* [Given request]:
Retype only the lines from the one containing "Clone this chart in matplotlib." through the one containing "from matplotlib import font_manager", both included, word for word. Pictures stay out of the copy.

* [Records supplied]:
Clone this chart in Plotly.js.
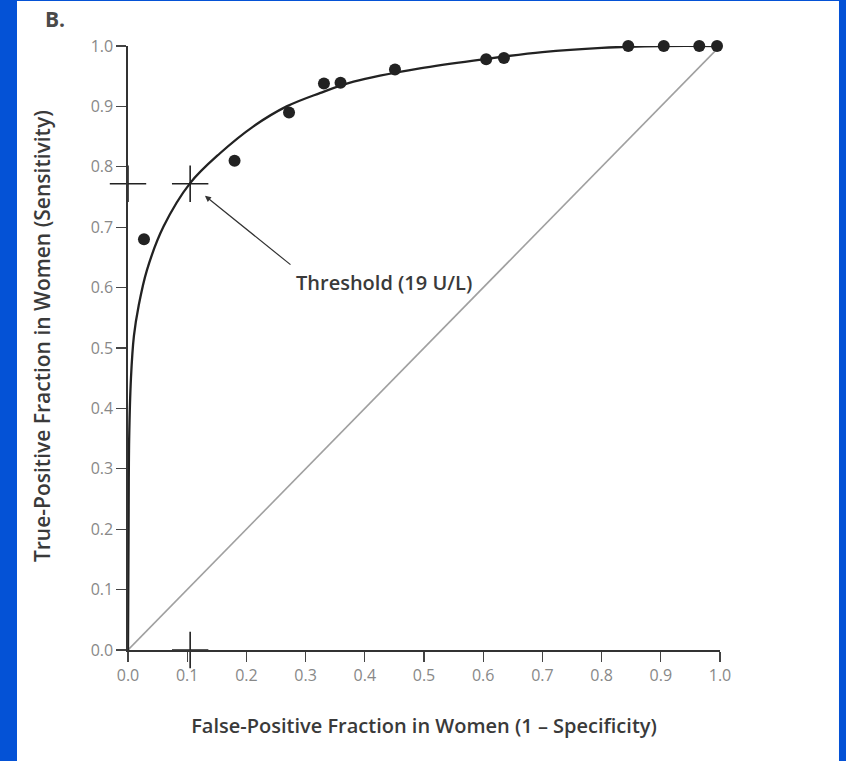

---

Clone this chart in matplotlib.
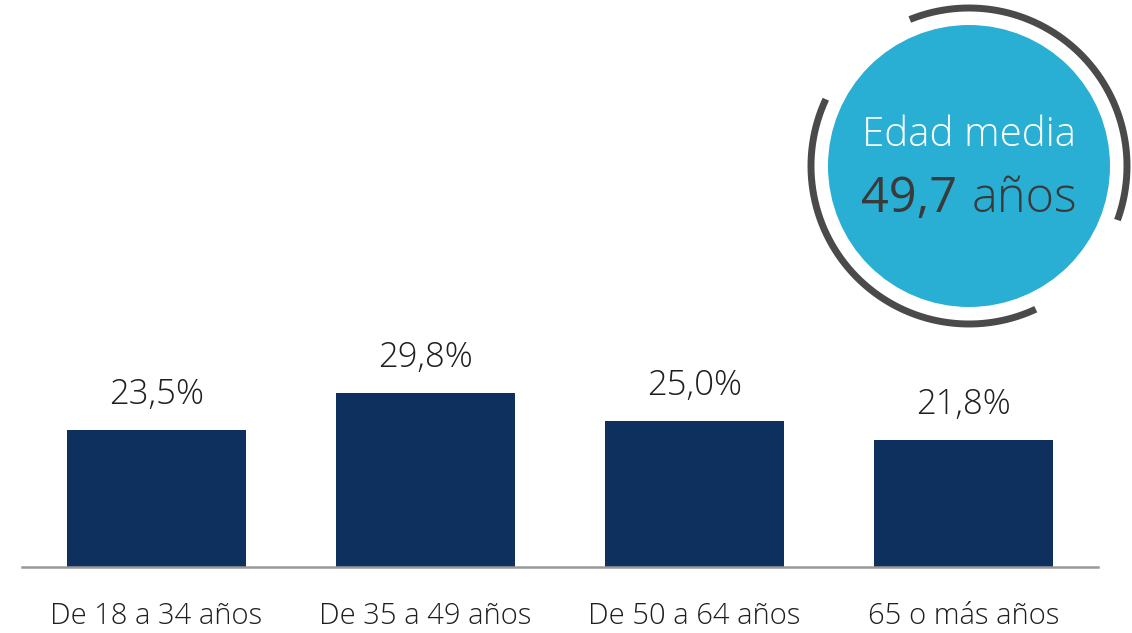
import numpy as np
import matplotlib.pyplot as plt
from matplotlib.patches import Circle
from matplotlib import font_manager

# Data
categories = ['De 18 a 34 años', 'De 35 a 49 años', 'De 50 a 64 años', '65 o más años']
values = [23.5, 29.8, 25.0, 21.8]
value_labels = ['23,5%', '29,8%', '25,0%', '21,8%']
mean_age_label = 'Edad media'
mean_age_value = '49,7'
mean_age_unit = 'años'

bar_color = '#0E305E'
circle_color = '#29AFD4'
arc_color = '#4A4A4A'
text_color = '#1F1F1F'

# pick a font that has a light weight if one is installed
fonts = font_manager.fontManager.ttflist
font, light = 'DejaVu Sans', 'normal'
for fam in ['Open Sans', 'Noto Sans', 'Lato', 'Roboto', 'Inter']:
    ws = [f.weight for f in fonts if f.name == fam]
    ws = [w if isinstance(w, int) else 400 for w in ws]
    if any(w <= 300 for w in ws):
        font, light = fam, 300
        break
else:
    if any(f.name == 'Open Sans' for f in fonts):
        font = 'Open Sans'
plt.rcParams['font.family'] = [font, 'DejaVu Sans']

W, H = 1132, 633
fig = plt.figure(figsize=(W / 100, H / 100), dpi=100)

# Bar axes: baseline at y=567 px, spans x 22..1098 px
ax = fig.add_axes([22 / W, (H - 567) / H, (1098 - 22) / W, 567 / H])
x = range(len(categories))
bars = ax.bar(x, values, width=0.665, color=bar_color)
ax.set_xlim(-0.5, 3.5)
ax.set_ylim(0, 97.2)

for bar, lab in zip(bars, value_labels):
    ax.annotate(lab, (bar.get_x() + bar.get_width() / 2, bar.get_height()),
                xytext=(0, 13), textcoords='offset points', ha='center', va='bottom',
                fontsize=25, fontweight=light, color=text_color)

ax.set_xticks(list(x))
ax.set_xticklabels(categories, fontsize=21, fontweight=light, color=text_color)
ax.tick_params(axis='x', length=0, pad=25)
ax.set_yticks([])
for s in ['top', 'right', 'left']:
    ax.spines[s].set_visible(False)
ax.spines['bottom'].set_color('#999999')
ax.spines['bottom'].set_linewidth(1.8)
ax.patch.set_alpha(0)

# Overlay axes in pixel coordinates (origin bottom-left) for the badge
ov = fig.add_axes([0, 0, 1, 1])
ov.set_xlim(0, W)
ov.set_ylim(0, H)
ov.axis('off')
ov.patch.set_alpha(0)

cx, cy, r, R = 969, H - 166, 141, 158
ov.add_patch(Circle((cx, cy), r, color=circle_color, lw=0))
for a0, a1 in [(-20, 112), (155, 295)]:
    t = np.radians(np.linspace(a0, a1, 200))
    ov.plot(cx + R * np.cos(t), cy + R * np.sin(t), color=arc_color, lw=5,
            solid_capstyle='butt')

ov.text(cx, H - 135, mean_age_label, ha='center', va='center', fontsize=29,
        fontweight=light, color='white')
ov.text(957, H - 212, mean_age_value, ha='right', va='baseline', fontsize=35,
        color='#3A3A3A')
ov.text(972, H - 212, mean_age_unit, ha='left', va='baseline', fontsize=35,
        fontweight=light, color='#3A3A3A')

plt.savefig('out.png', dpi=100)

* * *

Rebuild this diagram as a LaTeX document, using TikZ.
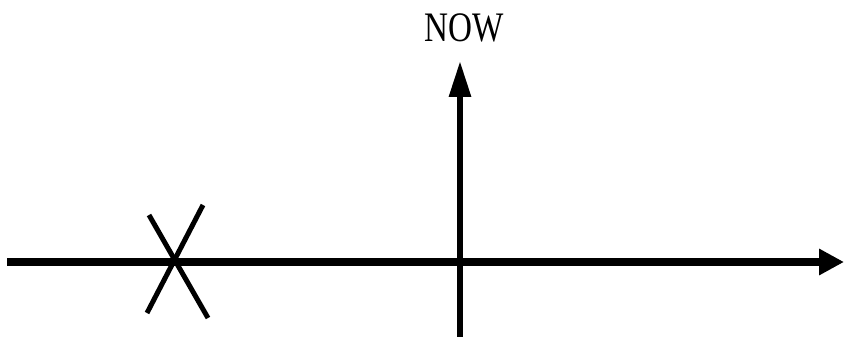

* [Exercise output]:
Clone this chart in matplotlib.
import numpy as np
import matplotlib.pyplot as plt
from matplotlib.patches import Circle
from matplotlib import font_manager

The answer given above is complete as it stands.